Волн Анья больше не ловила. Не хотела. Не могла. Вспоминать о провале было больно. Сила ее подвела: ввела в заблуждение и в решающий момент отказала в своей поддержке. За что так с ней поступила? Хотя имело ли это значение: для чего, почему, как случилось? Анья проиграла и упустила шанс: один единственный, неповторимый шанс выбраться из «лечебной» тюрьмы. Она потеряла доверие человека, который мог бы в этом помочь. Не в этом, так в чем-то другом, не менее важном. К примеру, скрасить однотипные дни. Анья не ждала ничего хорошего, будущее представлялось мрачным, гнетущим и безрадостным. Наверное, так ей и суждено: прожить до конца своих дней заложницей в ловушке клинических стен. И никто не поможет их развести. Друзья здесь вряд ли найдутся, а единственного друга, который был, она потеряла: несмотря на недавнюю встречу, между ними разверзлась пропасть.
А после Анья провалилась во мрак, и произошло падение не в одночасье: неимоверно долго и болезненно-страшно Анья летела в бездну пустоты. Именно тогда к ней явились медсестры со стрекозьими, желтыми крыльями и санитары с головами змеи. Они говорили на непонятном языке, протягивали блюдца с ядовитыми яблоками, раз за разом угрожали почерневшими иглами. Анья отбивалась, гнала их прочь, пыталась защитить себя и Силу, которой не было…
Силы не было.
Иногда ходила по коридору: темному, пустому и широкому, и заглядывала в окна неприветливых палат. В одной Анья видела старца: он сидел у свечи, на холодном полу, облаченный в старую, цвета гари, мантию, а из потухших глаз на раскрытую книгу капала кровь…кровь…кровь. В другой наблюдала мужчину: он висел на стене очень тесной пещеры, практически голый, прикрытый лишь снизу, а его живот, распускаясь цветком, – цветком из кишок и прочих внутренностей, – выворачивался наружу. Черным кругом раскрывалась дыра, из которой внезапно вылетала птица, – бывало, легкие, воздушные одуванчики, – или взору представала звездная ночь, которую скоро красочно затягивало – живот сворачивался обратно. Снова раскрывался: происходило столкновение галактик, борьба в сердце космоса, падение комет. Снова затягивался и снова раскрывался, чтобы наполнить пустоту внутри жужжанием грязных мух.
В другие дни видела девушку: она сидела на берегу реки, глядела в чистые, прозрачные воды, изучала невероятный подводный мир, и в какой-то момент протягивала к нему руку… И река затягивала, уводила деву в свои опасные, кристальные сети. И теперь любопытная дева, не отрывая стеклянный взгляд, смотрела на мир из плена воды. И, конечно же, Кьяра, она была прекрасна: красивая улыбка, блестящие локоны. Она бежала по широкому полю, непрестанно оборачиваясь и призывая к себе, пока внезапно улыбка не меркла, в глазах не просыпалась невыносимая грусть, и она не оборачивалась в зубатое чудище…

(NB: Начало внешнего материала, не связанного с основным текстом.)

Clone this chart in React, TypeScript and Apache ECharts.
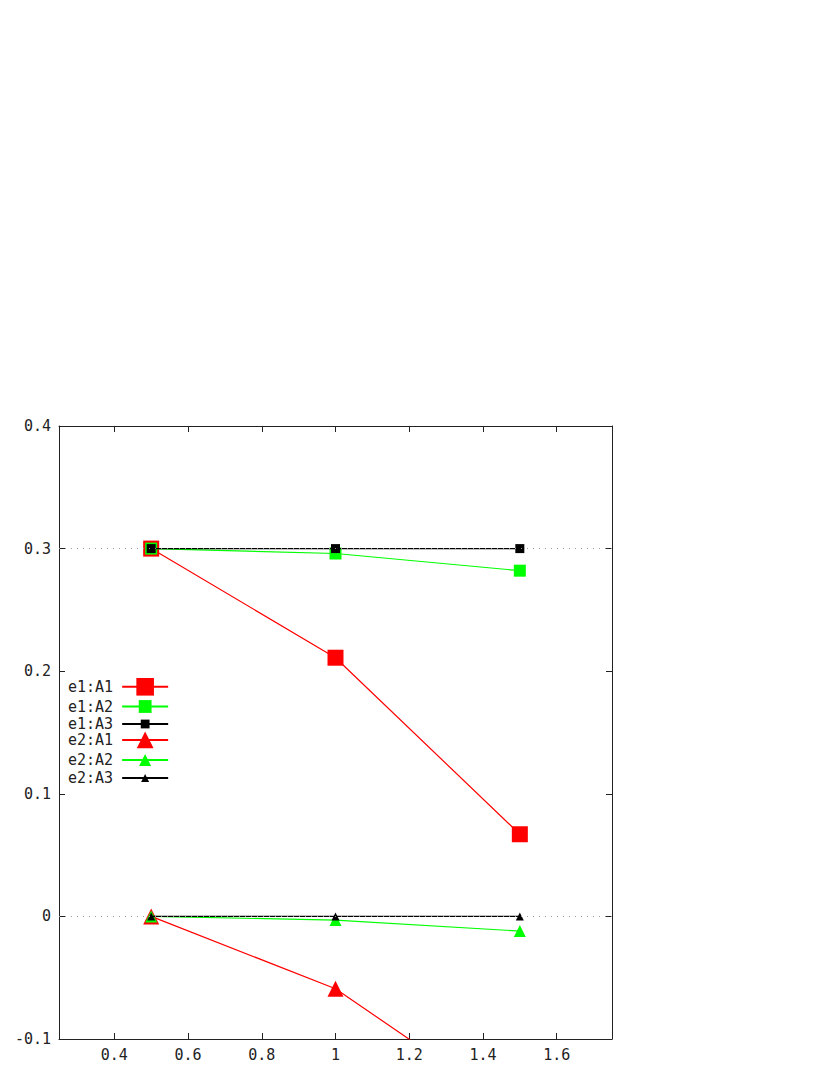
import React, { useEffect, useRef } from "react";
import * as echarts from "echarts";

const xValues = [0.5, 1.0, 1.5];
const e1A1 = [0.3, 0.211, 0.067];
const e1A2 = [0.3, 0.296, 0.282];
const e1A3 = [0.3, 0.3, 0.3];
const e2A1 = [0.0, -0.059, -0.162];
const e2A2 = [0.0, -0.003, -0.012];
const e2A3 = [0.0, 0.0, 0.0];
const xTicks = [0.4, 0.6, 0.8, 1.0, 1.2, 1.4, 1.6];
const refLines = [0.3, 0.0];
const seriesNames = ["e1:A1", "e1:A2", "e1:A3", "e2:A1", "e2:A2", "e2:A3"];

const FONT = "DejaVu Sans Mono";

function pts(ys: number[]) {
  return xValues.map((x, i) => [x, ys[i]]);
}

export default function App() {
  const ref = useRef<HTMLDivElement>(null);
  useEffect(() => {
    if (!ref.current) return;
    const chart = echarts.init(ref.current, undefined, { renderer: "svg" });
    const axisLine = { show: true, onZero: false, lineStyle: { color: "#222", width: 1 } };
    const tick = { show: true, inside: true, length: 6, lineStyle: { color: "#222" } };
    const label = { color: "#222", fontFamily: FONT, fontSize: 15 };
    const styles = [
      { color: "#ff0000", symbol: "rect", size: 16, legendH: 22 },
      { color: "#00ff00", symbol: "rect", size: 12, legendH: 16 },
      { color: "#000000", symbol: "rect", size: 9, legendH: 11 },
      { color: "#ff0000", symbol: "triangle", size: 16, legendH: 21 },
      { color: "#00ff00", symbol: "triangle", size: 12, legendH: 15 },
      { color: "#000000", symbol: "triangle", size: 8, legendH: 10 },
    ];
    const datasets = [e1A1, e1A2, e1A3, e2A1, e2A2, e2A3];
    const zs = [2, 3, 4, 2, 3, 4];
    const rowCenters = [689, 707, 724, 742, 760, 778];

    const legends = seriesNames.map((name, i) => {
      const h = Math.max(styles[i].legendH, 15);
      return {
        orient: "vertical",
        left: 68,
        top: rowCenters[i] - h / 2,
        align: "right",
        padding: 0,
        itemWidth: 46,
        itemHeight: styles[i].legendH,
        textStyle: { color: "#222", fontFamily: FONT, fontSize: 15, lineHeight: 15, padding: [0, 4, 0, 0] },
        data: [name],
        selectedMode: false,
      };
    });

    chart.setOption({
      animation: false,
      backgroundColor: "#fff",
      grid: { left: 59, right: 218, top: 426, bottom: 36, containLabel: false },
      xAxis: [
        {
          type: "value",
          min: 0.25,
          max: 1.75,
          position: "bottom",
          axisLine,
          axisTick: { ...tick, customValues: xTicks },
          axisLabel: { ...label, margin: 8, customValues: xTicks, formatter: (v: number) => String(+v.toFixed(1)) },
          splitLine: { show: false },
        },
        {
          type: "value",
          min: 0.25,
          max: 1.75,
          position: "top",
          axisLine,
          axisTick: { ...tick, customValues: xTicks },
          axisLabel: { show: false, customValues: xTicks },
          splitLine: { show: false },
        },
      ],
      yAxis: [
        {
          type: "value",
          min: -0.1,
          max: 0.4,
          interval: 0.1,
          position: "left",
          axisLine,
          axisTick: tick,
          axisLabel: { ...label, margin: 8, formatter: (v: number) => String(+v.toFixed(1)) },
          splitLine: { show: false },
        },
        {
          type: "value",
          min: -0.1,
          max: 0.4,
          interval: 0.1,
          position: "right",
          axisLine,
          axisTick: tick,
          axisLabel: { show: false },
          splitLine: { show: false },
        },
      ],
      legend: legends,
      series: [
        {
          name: "ref",
          type: "line",
          data: [],
          silent: true,
          markLine: {
            silent: true,
            symbol: "none",
            label: { show: false },
            lineStyle: { color: "#999", type: [1, 5], width: 1 },
            data: refLines.map((v) => ({ yAxis: v })),
          },
          z: 1,
        },
        ...seriesNames.map((name, i) => ({
          name,
          type: "line",
          data: pts(datasets[i]),
          symbol: styles[i].symbol,
          symbolSize: styles[i].size,
          showSymbol: true,
          itemStyle: { color: styles[i].color, borderWidth: 0 },
          lineStyle: { color: styles[i].color, width: 1.2 },
          z: zs[i],
          clip: true,
        })),
      ],
    });
    return () => chart.dispose();
  }, []);
  return <div ref={ref} style={{ position: "fixed", left: 0, top: 0, width: 830, height: 1075 }} />;
}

«Такого…такого не бывает», – не раз повторяла заледеневшая Анья в минуты резких, нервных пробуждений. По телу струился холодный пот, по лицу бежали горячие слезы, в глазах стояла нынче частая пелена. И так страшно было, и так жалко, и так мучительно, и так прекрасно. Но то была неправда, отвратительная ложь, которой поддавалась снова и снова…
День за днем Анья видела сцены – нагнеталась атмосфера, обострялись эмоции. И все были разные, выстраданные, уникальные – для каждого сцены были свои.
Анья подошла к очередному окну. В одинокой ванне, по центру комнаты, сидел мужчина… Нет, в ней сидела женщина: русалка с мужской головой. С удовольствием намыливая чешуйчатый хвост, который свисал с противоположного борта, временами поливая его водой, русалка гляделась в круглое зеркало. Она держала его в руке и одновременно поправляла яркий макияж. Прекрасная русалка с усатым лицом и длинными, сальными волосами.
Анья отвернулась и открыла глаза – увидела доктора Эскола: взволнованный взгляд из-под тонкой оправы обдавал позабытым теплом.
– Я пришел вас проведать, – сказал фантом: даже доктор превратился в галлюцинацию. – Я чувствую свою ответственность перед вами. Мне так жалко. Видеть вас в таком состоянии… что произошло?
Ему ее жалко. Как…жалко.
Анья прикрыла глаза. Доктор Эскола сидел с ней рядом, положив свою руку ей на плечо.